(2007 / 2016) Joanne Harris, Gollancz, £14.99, hrdbk, xi + 513pp, ISBN 978-1-473-21704-1
This is a book that appears to have shifted categories in terms of its audience. It was originally marketed as young adult/children but has been re-issued (2016) in a format to tie-in with Harris’s later novel The Gospel of Loki.
The notion of Ragnorok in Norse mythology is fairly widely known and referenced, even before Marvel used it in a film title. The final battle when, nearly everyone dies, the age of the gods will be over and the age of man shall begin. For this novel, the setting is 500 years after Ragnorok. A new monotheistic religious force called The Order with attributes of the Christian and Catholic churches outlawing magic except for that which they use. Maddy Smith is a 14-year old girl with a runemark on her hand that marks her as an outcast among her village.
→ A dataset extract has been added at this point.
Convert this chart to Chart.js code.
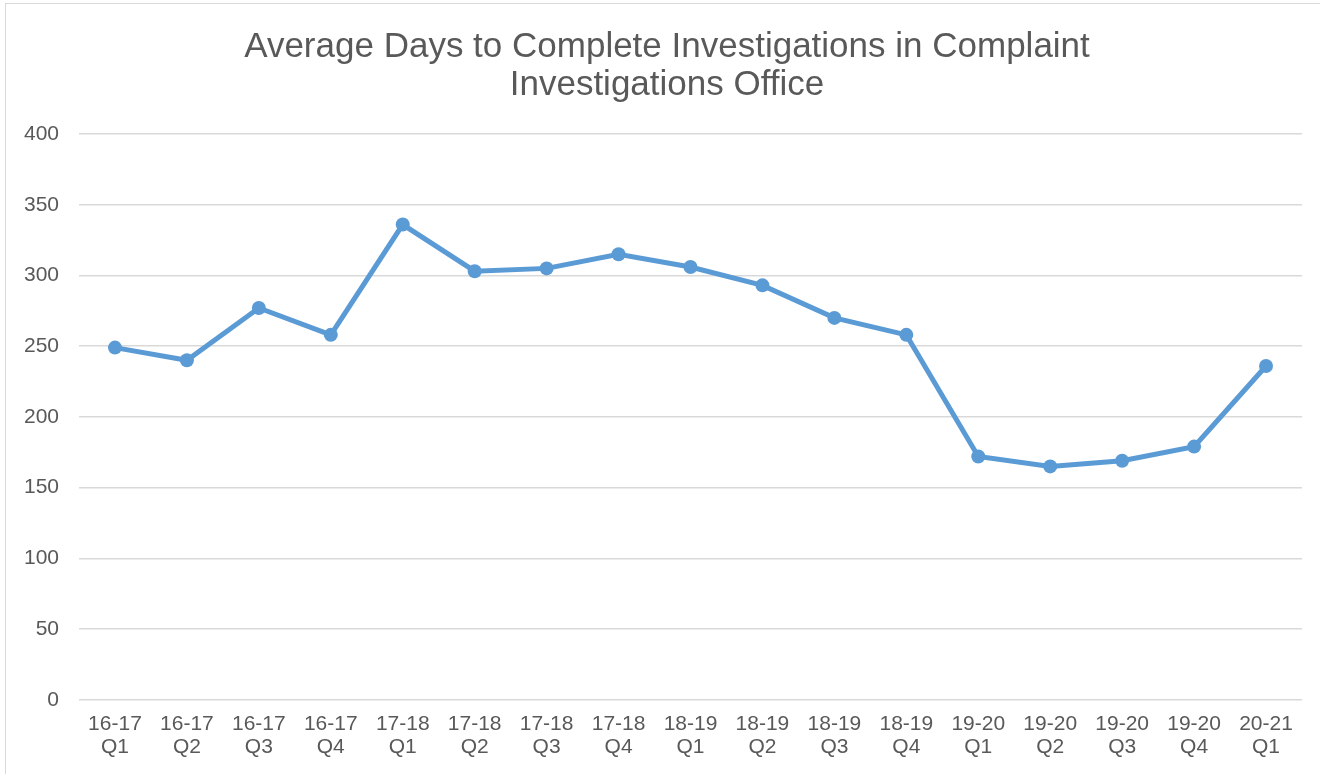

Her only friend is a wandering traveller, called One-Eye. He sends her into the world under a hill, to retrieve a treasure known as the Whisper. But as Maddy embarks on her quest, The Order become interested in what’s under the hill, seeing it as a chance to wipe out the past forever and One-Eye and Maddy gets sucked into the plans of different factions of Norse mythology and Loki’s own schemes.
Firstly, yes there are a lot of familiar elements in this story. The young lead with powers, the old mentor, the Christian faith conflicting with the Pagan world, multiple descending into the underworld. However, these are done well. Harris is handling them as things that come out of the story, that are unexpected and actually come with twists. This is not plot box ticking; this is the author providing her own spin on the material. She manages to provide her own versions of underworld realms that feel new and creepy and surprise the reader.
Harris also does not paint her characters in bland broad strokes. The figures of mythology that return, do not automatically reach joint decisions about what to do. They have their own agendas. It is not just Loki of whom people should be wary.
This is another one of the stories great strengths. Harris tries not just to have one dimensional characters, she gives them a sense of having had an existence before the story started, not just the mythological ones. The people of The Order are not just simple fundamentalists, but have an organisation and structure. There is one character, in the story who you think is going to be pushed to the sidelines or killed off given her place in the village society, but is presented as a sympathetic character and given a role and an arc to play in the narrative action.
This does have a sight flaw, as the heroine Maddy, feels pushed for space at times as the story progresses with the other machinations of the rest of the cast. This is something that is always a risk if you have Loki as a cast member. However, by the end the scene is set for further adventures, with the potential for new directions and stories. Highly recommended for readers of any age.